Synopsis: Peeling away the electronic complexity of nanostructures

First-principles calculations predict that a thin layer of ${\text{VO}}_{2}$ sandwiched between ${\text{TiO}}_{2}$ layers has electronic states that exhibit both linear and quadratic dispersion.

Heterostructures made from stacking thin films of different complex oxides can host a variety of exotic phases at the interfaces. Nature dislikes discontinuities in the physical properties across the boundary and often the result is redistribution of charge between layers—electronic “reconstruction”—or atomic reconstruction at the interface that smoothes out these sharp divisions.
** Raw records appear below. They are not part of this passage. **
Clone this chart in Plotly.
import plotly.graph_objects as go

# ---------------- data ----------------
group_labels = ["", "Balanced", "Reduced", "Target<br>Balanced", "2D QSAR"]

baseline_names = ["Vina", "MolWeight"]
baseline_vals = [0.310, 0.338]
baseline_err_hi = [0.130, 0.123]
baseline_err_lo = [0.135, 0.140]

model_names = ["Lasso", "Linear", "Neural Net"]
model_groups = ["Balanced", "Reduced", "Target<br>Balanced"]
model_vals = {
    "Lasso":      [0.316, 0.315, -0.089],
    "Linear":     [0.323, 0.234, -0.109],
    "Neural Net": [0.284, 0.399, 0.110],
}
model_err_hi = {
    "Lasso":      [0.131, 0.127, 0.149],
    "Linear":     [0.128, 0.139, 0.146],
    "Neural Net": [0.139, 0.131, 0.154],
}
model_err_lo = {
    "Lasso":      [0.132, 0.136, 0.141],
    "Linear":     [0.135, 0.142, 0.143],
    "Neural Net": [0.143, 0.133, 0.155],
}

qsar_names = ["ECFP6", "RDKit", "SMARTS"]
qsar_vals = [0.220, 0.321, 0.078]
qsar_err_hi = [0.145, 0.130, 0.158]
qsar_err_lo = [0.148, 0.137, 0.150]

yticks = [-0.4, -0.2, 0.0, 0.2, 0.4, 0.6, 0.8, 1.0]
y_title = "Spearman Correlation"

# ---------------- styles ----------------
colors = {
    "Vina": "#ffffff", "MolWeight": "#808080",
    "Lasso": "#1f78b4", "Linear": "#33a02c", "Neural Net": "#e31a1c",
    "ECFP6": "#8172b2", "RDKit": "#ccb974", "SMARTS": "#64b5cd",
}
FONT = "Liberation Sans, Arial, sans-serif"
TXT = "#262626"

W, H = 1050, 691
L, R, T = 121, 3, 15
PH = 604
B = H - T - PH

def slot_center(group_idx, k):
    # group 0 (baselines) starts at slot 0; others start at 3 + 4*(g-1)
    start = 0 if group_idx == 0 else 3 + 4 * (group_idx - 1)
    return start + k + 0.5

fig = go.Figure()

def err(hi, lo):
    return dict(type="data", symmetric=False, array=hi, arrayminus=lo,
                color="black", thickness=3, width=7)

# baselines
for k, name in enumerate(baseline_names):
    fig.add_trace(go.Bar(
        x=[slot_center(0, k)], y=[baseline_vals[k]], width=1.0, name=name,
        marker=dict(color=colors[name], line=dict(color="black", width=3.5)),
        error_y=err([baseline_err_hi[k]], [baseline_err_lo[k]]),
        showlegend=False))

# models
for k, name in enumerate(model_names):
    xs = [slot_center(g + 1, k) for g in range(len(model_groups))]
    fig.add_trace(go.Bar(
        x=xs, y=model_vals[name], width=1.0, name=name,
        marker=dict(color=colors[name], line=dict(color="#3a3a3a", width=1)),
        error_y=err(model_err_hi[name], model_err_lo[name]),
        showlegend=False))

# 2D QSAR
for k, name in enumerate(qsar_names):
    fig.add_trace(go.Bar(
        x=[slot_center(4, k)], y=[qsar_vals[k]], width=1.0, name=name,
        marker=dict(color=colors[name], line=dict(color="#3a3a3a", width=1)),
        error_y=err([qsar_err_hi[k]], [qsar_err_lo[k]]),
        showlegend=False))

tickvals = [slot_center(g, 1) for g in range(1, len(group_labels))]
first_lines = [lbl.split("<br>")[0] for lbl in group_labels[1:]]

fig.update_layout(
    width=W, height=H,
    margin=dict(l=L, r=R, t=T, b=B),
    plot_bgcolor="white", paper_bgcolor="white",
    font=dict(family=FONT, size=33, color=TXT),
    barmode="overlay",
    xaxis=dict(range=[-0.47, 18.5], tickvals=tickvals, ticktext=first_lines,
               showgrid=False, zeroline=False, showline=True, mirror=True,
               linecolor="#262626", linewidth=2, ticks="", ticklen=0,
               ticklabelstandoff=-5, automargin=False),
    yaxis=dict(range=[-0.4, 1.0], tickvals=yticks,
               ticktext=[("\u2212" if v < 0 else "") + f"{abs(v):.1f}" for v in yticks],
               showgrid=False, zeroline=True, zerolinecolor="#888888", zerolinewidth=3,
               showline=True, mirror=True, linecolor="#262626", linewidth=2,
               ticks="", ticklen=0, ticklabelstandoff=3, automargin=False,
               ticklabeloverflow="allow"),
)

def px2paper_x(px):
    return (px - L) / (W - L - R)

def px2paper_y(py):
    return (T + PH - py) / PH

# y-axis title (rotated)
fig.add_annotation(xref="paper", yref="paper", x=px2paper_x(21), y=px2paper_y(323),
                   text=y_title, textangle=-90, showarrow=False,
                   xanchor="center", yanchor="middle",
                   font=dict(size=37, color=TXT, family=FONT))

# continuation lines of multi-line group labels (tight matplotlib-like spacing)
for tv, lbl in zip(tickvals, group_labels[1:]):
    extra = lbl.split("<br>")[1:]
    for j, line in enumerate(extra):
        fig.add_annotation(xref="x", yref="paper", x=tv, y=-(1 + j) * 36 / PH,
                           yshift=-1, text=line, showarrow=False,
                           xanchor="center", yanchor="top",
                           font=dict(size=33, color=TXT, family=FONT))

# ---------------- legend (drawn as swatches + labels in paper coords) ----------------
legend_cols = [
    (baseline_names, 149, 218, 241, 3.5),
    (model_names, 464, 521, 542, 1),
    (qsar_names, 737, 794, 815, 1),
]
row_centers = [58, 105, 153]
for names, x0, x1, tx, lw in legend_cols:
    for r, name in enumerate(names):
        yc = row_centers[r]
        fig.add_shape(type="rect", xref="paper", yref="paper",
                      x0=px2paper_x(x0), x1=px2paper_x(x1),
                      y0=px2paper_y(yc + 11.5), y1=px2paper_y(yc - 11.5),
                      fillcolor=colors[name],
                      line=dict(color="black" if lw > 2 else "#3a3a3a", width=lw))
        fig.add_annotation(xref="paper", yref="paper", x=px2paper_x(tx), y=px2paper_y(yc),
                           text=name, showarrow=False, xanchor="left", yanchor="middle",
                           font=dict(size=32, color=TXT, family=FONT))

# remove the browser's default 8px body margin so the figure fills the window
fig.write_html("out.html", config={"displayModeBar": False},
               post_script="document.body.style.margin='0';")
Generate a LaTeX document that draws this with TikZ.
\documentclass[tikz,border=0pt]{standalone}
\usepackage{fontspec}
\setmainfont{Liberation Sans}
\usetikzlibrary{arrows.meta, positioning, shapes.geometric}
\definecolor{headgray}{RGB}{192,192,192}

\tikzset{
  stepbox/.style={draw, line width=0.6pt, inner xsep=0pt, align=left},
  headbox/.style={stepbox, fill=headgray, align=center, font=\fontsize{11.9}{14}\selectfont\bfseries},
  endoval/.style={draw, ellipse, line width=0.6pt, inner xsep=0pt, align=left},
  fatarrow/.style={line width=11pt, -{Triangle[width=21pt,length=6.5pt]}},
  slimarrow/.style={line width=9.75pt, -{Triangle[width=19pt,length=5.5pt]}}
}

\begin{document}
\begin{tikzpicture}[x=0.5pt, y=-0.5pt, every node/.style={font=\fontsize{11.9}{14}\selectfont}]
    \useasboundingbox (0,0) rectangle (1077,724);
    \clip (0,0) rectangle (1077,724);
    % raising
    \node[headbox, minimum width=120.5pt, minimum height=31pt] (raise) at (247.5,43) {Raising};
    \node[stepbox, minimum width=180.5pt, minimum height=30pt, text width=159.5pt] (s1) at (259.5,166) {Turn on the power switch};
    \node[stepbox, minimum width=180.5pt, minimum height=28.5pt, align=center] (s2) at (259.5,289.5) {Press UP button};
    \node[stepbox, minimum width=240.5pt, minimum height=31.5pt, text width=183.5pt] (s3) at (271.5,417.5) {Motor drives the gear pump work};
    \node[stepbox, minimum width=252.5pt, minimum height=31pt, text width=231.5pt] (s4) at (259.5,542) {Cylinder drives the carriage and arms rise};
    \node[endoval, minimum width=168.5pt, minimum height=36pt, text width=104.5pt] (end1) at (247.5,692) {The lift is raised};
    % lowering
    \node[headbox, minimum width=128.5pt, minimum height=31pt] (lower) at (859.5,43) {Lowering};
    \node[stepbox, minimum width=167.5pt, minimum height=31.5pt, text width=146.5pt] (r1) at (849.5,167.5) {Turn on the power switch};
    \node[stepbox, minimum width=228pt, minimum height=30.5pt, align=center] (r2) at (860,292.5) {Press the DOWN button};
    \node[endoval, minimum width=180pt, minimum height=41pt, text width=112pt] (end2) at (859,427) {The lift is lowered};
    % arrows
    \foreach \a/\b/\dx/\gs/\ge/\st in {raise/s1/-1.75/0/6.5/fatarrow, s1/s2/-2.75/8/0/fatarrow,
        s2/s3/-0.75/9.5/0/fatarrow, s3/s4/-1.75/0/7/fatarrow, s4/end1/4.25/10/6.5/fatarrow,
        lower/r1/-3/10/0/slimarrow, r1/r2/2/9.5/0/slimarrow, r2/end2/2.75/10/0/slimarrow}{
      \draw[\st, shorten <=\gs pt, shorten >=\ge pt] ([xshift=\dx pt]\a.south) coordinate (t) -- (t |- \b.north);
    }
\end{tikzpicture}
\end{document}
Reconstruction does not always dictate the properties, however. In a paper published in Physical Review Letters, Victor Pardo of the Department of Physics at UC Davis and Universidade de Santiago de Compostela in Spain, and Warren Pickett of the Department of Physics at UC Davis, study the evolution of the properties of alternating layers of ${\text{TiO}}_{2}$ and ${\text{VO}}_{2}$ using first-principles density functional calculations. They find a strong dependence of the electronic properties on the thickness of the ${\text{VO}}_{2}$ layer. In particular, for a multilayer consisting of three layers ($0.9\phantom{\rule{0.333em}{0ex}}\text{nm}$) of ${\text{VO}}_{2}$ sandwiched between five layers ($1.5\phantom{\rule{0.333em}{0ex}}\text{nm}$) of ${\text{TiO}}_{2}$, they predict an essentially two-dimensional electronic state where the valence and conduction bands cross at a single point at the Fermi level.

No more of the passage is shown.